-- INSTRUCTIONS FOR THE TASK --
Can you print the data exactly and leave out each image?

Collected data entries
.....

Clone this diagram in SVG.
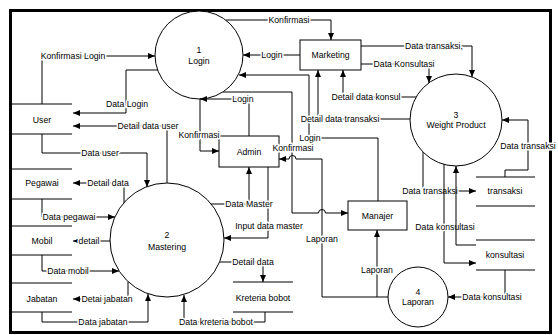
<svg xmlns="http://www.w3.org/2000/svg" width="558" height="335" viewBox="0 0 558 335">
<style>
text{font-family:"Liberation Sans",Arial,sans-serif;font-size:8.7px;fill:#000;text-anchor:middle}
.lbl{paint-order:stroke;stroke:#fff;stroke-width:3px;stroke-linejoin:round}
.shape{fill:#fff;stroke:#000;stroke-width:1}
.store{stroke:#000;stroke-width:1;fill:none}
.c{fill:none;stroke:#000;stroke-width:1}
.arr{marker-end:url(#a)}
</style>
<defs>
<marker id="a" viewBox="0 0 8 8" refX="8" refY="4" markerWidth="7" markerHeight="7" orient="auto" markerUnits="userSpaceOnUse"><path d="M0,0.6 L8,4 L0,7.4 z" fill="#000"/></marker>
</defs>
<rect x="0" y="0" width="558" height="335" fill="#fff"/>
<rect x="10.5" y="10.5" width="540" height="322" fill="none" stroke="#000" stroke-width="3"/>

<g id="login"><circle class="shape" cx="199" cy="55" r="44"/><text x="199" y="53">1</text><text x="199" y="64">Login</text></g>
<g id="mastering"><circle class="shape" cx="167" cy="240" r="57"/><text x="167" y="238">2</text><text x="167" y="250">Mastering</text></g>
<g id="weight-product"><circle class="shape" cx="456" cy="120" r="46"/><text x="456" y="118">3</text><text x="456" y="128">Weight Product</text></g>
<g id="laporan"><circle class="shape" cx="418" cy="297" r="30"/><text x="418" y="295">4</text><text x="418" y="305">Laporan</text></g>
<g id="marketing"><rect class="shape" x="300" y="40" width="61" height="30"/><text x="330.5" y="58">Marketing</text></g>
<g id="admin"><rect class="shape" x="219" y="136" width="60" height="31"/><text x="249" y="155">Admin</text></g>
<g id="manajer"><rect class="shape" x="348" y="201" width="59" height="29"/><text x="377.5" y="219">Manajer</text></g>

<g id="store-user"><path class="store" d="M12,104 H72 M12,134 H72"/><text x="42" y="123">User</text></g>
<g id="store-pegawai"><path class="store" d="M12,169 H72 M12,199 H72"/><text x="42" y="186">Pegawai</text></g>
<g id="store-mobil"><path class="store" d="M12,226 H72 M12,255 H72"/><text x="42" y="244">Mobil</text></g>
<g id="store-jabatan"><path class="store" d="M12,283 H72 M12,312 H72"/><text x="42" y="302">Jabatan</text></g>
<g id="store-transaksi"><path class="store" d="M476,177 H535 M476,206 H535"/><text x="505" y="194">transaksi</text></g>
<g id="store-konsultasi"><path class="store" d="M476,240 H535 M476,270 H535"/><text x="505" y="258">konsultasi</text></g>
<g id="store-kreteria"><path class="store" d="M233,282 H293 M233,312 H293"/><text x="263" y="301">Kreteria bobot</text></g>

<g id="connectors">
<g><path class="c arr" d="M42,104 V56 H155"/><text class="lbl" x="73" y="59">Konfirmasi Login</text></g>
<g><path class="c arr" d="M158,70 H126 V113 H73"/><text class="lbl" x="127" y="107">Data Login</text></g>
<g><path class="c arr" d="M167,183 V126 H73"/><text class="lbl" x="148" y="129">Detail data user</text></g>
<g><path class="c arr" d="M42,134 V153 H147 V187"/><text class="lbl" x="100" y="156">Data user</text></g>
<g><path class="c arr" d="M124,203 V183 H73"/><text class="lbl" x="108" y="186">Detail data</text></g>
<g><path class="c arr" d="M42,199 V217 H115"/><text class="lbl" x="69" y="220">Data pegawai</text></g>
<g><path class="c arr" d="M110,241 H73"/><text class="lbl" x="89" y="244">detail</text></g>
<g><path class="c arr" d="M42,255 V271 H119"/><text class="lbl" x="68" y="274">Data mobil</text></g>
<g><path class="c arr" d="M128,282 V299 H73"/><text class="lbl" x="107" y="302">Detai jabatan</text></g>
<g><path class="c arr" d="M42,312 V322 H148 V294"/><text class="lbl" x="103" y="325">Data jabatan</text></g>
<g><path class="c arr" d="M265,312 V322 H184 V295"/><text class="lbl" x="216" y="325">Data kreteria bobot</text></g>
<g><path class="c arr" d="M220,262 H263 V282"/><text class="lbl" x="253" y="265">Detail data</text></g>
<g><path class="c arr" d="M268,167 V238 H224"/><text class="lbl" x="269" y="229">Input data master</text></g>
<g><path class="c arr" d="M211,204 H249 V167"/><text class="lbl" x="249" y="207">Data Master</text></g>
<g><path class="c arr" d="M200,99 V151 H219"/><text class="lbl" x="199" y="138">Konfirmasi</text></g>
<g><path class="c arr" d="M249,136 V99 H200"/><text class="lbl" x="243" y="102">Login</text></g>
<g><path class="c arr" d="M300,55 H243"/><text class="lbl" x="272" y="58">Login</text></g>
<g><path class="c arr" d="M226,20 H331 V40"/><text class="lbl" x="289" y="23">Konfirmasi</text></g>
<g><path class="c arr" d="M378,201 V138 H309 V75 H239"/><text class="lbl" x="310" y="141">Login</text></g>
<g><path class="c arr" d="M410,119 H318 V70"/><text class="lbl" x="340" y="122">Detail data transaksi</text></g>
<g><path class="c arr" d="M416,97 H343 V70"/><text class="lbl" x="366" y="100">Detail data konsul</text></g>
<g><path class="c arr" d="M361,46 H472 V77"/><text class="lbl" x="434" y="49">Data transaksi,</text></g>
<g><path class="c arr" d="M361,64 H429 V83"/><text class="lbl" x="404" y="67">Data Konsultasi</text></g>
<g><path class="c arr" d="M505,177 V170 H528 V120 H502"/><text class="lbl" x="528" y="149">Data transaksi</text></g>
<g><path class="c arr" d="M423,152 V191 H476"/><text class="lbl" x="430" y="194">Data transaksi</text></g>
<g><path class="c arr" d="M444,164 V263 H476"/><text class="lbl" x="445" y="230">Data konsultasi</text></g>
<g><path class="c arr" d="M476,245 H456 V166"/></g>
<g><path class="c arr" d="M505,270 V297 H448"/><text class="lbl" x="492" y="300">Data konsultasi</text></g>
<g><path class="c arr" d="M388,297 H377 V230"/><text class="lbl" x="377" y="273">Laporan</text></g>
<g><path class="c arr" d="M377,297 H322 V159 H296 A3.5,3.5 0 0 0 289,159 H279"/><text class="lbl" x="322" y="242">Laporan</text></g>
<g><path class="c arr" d="M223,92 H292 V213 H318.5 A3.5,3.5 0 0 1 325.5,213 H348"/><text class="lbl" x="293" y="151">Konfirmasi</text></g>
</g>
</svg>
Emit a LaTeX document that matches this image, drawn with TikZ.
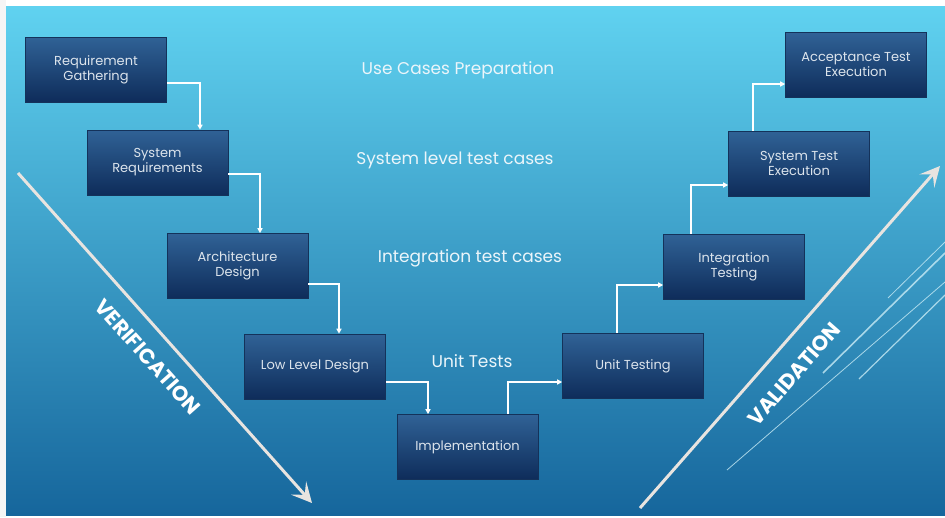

.....

-- REPLY --
Clone this diagram in SVG.
<svg xmlns="http://www.w3.org/2000/svg" width="558" height="335" viewBox="0 0 558 335">
<style>
text{font-family:"Liberation Sans",Arial,sans-serif;font-size:8.7px;fill:#000;text-anchor:middle}
.lbl{paint-order:stroke;stroke:#fff;stroke-width:3px;stroke-linejoin:round}
.shape{fill:#fff;stroke:#000;stroke-width:1}
.store{stroke:#000;stroke-width:1;fill:none}
.c{fill:none;stroke:#000;stroke-width:1}
.arr{marker-end:url(#a)}
</style>
<defs>
<marker id="a" viewBox="0 0 8 8" refX="8" refY="4" markerWidth="7" markerHeight="7" orient="auto" markerUnits="userSpaceOnUse"><path d="M0,0.6 L8,4 L0,7.4 z" fill="#000"/></marker>
</defs>
<rect x="0" y="0" width="558" height="335" fill="#fff"/>
<rect x="10.5" y="10.5" width="540" height="322" fill="none" stroke="#000" stroke-width="3"/>

<g id="login"><circle class="shape" cx="199" cy="55" r="44"/><text x="199" y="53">1</text><text x="199" y="64">Login</text></g>
<g id="mastering"><circle class="shape" cx="167" cy="240" r="57"/><text x="167" y="238">2</text><text x="167" y="250">Mastering</text></g>
<g id="weight-product"><circle class="shape" cx="456" cy="120" r="46"/><text x="456" y="118">3</text><text x="456" y="128">Weight Product</text></g>
<g id="laporan"><circle class="shape" cx="418" cy="297" r="30"/><text x="418" y="295">4</text><text x="418" y="305">Laporan</text></g>
<g id="marketing"><rect class="shape" x="300" y="40" width="61" height="30"/><text x="330.5" y="58">Marketing</text></g>
<g id="admin"><rect class="shape" x="219" y="136" width="60" height="31"/><text x="249" y="155">Admin</text></g>
<g id="manajer"><rect class="shape" x="348" y="201" width="59" height="29"/><text x="377.5" y="219">Manajer</text></g>

<g id="store-user"><path class="store" d="M12,104 H72 M12,134 H72"/><text x="42" y="123">User</text></g>
<g id="store-pegawai"><path class="store" d="M12,169 H72 M12,199 H72"/><text x="42" y="186">Pegawai</text></g>
<g id="store-mobil"><path class="store" d="M12,226 H72 M12,255 H72"/><text x="42" y="244">Mobil</text></g>
<g id="store-jabatan"><path class="store" d="M12,283 H72 M12,312 H72"/><text x="42" y="302">Jabatan</text></g>
<g id="store-transaksi"><path class="store" d="M476,177 H535 M476,206 H535"/><text x="505" y="194">transaksi</text></g>
<g id="store-konsultasi"><path class="store" d="M476,240 H535 M476,270 H535"/><text x="505" y="258">konsultasi</text></g>
<g id="store-kreteria"><path class="store" d="M233,282 H293 M233,312 H293"/><text x="263" y="301">Kreteria bobot</text></g>

<g id="connectors">
<g><path class="c arr" d="M42,104 V56 H155"/><text class="lbl" x="73" y="59">Konfirmasi Login</text></g>
<g><path class="c arr" d="M158,70 H126 V113 H73"/><text class="lbl" x="127" y="107">Data Login</text></g>
<g><path class="c arr" d="M167,183 V126 H73"/><text class="lbl" x="148" y="129">Detail data user</text></g>
<g><path class="c arr" d="M42,134 V153 H147 V187"/><text class="lbl" x="100" y="156">Data user</text></g>
<g><path class="c arr" d="M124,203 V183 H73"/><text class="lbl" x="108" y="186">Detail data</text></g>
<g><path class="c arr" d="M42,199 V217 H115"/><text class="lbl" x="69" y="220">Data pegawai</text></g>
<g><path class="c arr" d="M110,241 H73"/><text class="lbl" x="89" y="244">detail</text></g>
<g><path class="c arr" d="M42,255 V271 H119"/><text class="lbl" x="68" y="274">Data mobil</text></g>
<g><path class="c arr" d="M128,282 V299 H73"/><text class="lbl" x="107" y="302">Detai jabatan</text></g>
<g><path class="c arr" d="M42,312 V322 H148 V294"/><text class="lbl" x="103" y="325">Data jabatan</text></g>
<g><path class="c arr" d="M265,312 V322 H184 V295"/><text class="lbl" x="216" y="325">Data kreteria bobot</text></g>
<g><path class="c arr" d="M220,262 H263 V282"/><text class="lbl" x="253" y="265">Detail data</text></g>
<g><path class="c arr" d="M268,167 V238 H224"/><text class="lbl" x="269" y="229">Input data master</text></g>
<g><path class="c arr" d="M211,204 H249 V167"/><text class="lbl" x="249" y="207">Data Master</text></g>
<g><path class="c arr" d="M200,99 V151 H219"/><text class="lbl" x="199" y="138">Konfirmasi</text></g>
<g><path class="c arr" d="M249,136 V99 H200"/><text class="lbl" x="243" y="102">Login</text></g>
<g><path class="c arr" d="M300,55 H243"/><text class="lbl" x="272" y="58">Login</text></g>
<g><path class="c arr" d="M226,20 H331 V40"/><text class="lbl" x="289" y="23">Konfirmasi</text></g>
<g><path class="c arr" d="M378,201 V138 H309 V75 H239"/><text class="lbl" x="310" y="141">Login</text></g>
<g><path class="c arr" d="M410,119 H318 V70"/><text class="lbl" x="340" y="122">Detail data transaksi</text></g>
<g><path class="c arr" d="M416,97 H343 V70"/><text class="lbl" x="366" y="100">Detail data konsul</text></g>
<g><path class="c arr" d="M361,46 H472 V77"/><text class="lbl" x="434" y="49">Data transaksi,</text></g>
<g><path class="c arr" d="M361,64 H429 V83"/><text class="lbl" x="404" y="67">Data Konsultasi</text></g>
<g><path class="c arr" d="M505,177 V170 H528 V120 H502"/><text class="lbl" x="528" y="149">Data transaksi</text></g>
<g><path class="c arr" d="M423,152 V191 H476"/><text class="lbl" x="430" y="194">Data transaksi</text></g>
<g><path class="c arr" d="M444,164 V263 H476"/><text class="lbl" x="445" y="230">Data konsultasi</text></g>
<g><path class="c arr" d="M476,245 H456 V166"/></g>
<g><path class="c arr" d="M505,270 V297 H448"/><text class="lbl" x="492" y="300">Data konsultasi</text></g>
<g><path class="c arr" d="M388,297 H377 V230"/><text class="lbl" x="377" y="273">Laporan</text></g>
<g><path class="c arr" d="M377,297 H322 V159 H296 A3.5,3.5 0 0 0 289,159 H279"/><text class="lbl" x="322" y="242">Laporan</text></g>
<g><path class="c arr" d="M223,92 H292 V213 H318.5 A3.5,3.5 0 0 1 325.5,213 H348"/><text class="lbl" x="293" y="151">Konfirmasi</text></g>
</g>
</svg>
Emit a LaTeX document that matches this image, drawn with TikZ.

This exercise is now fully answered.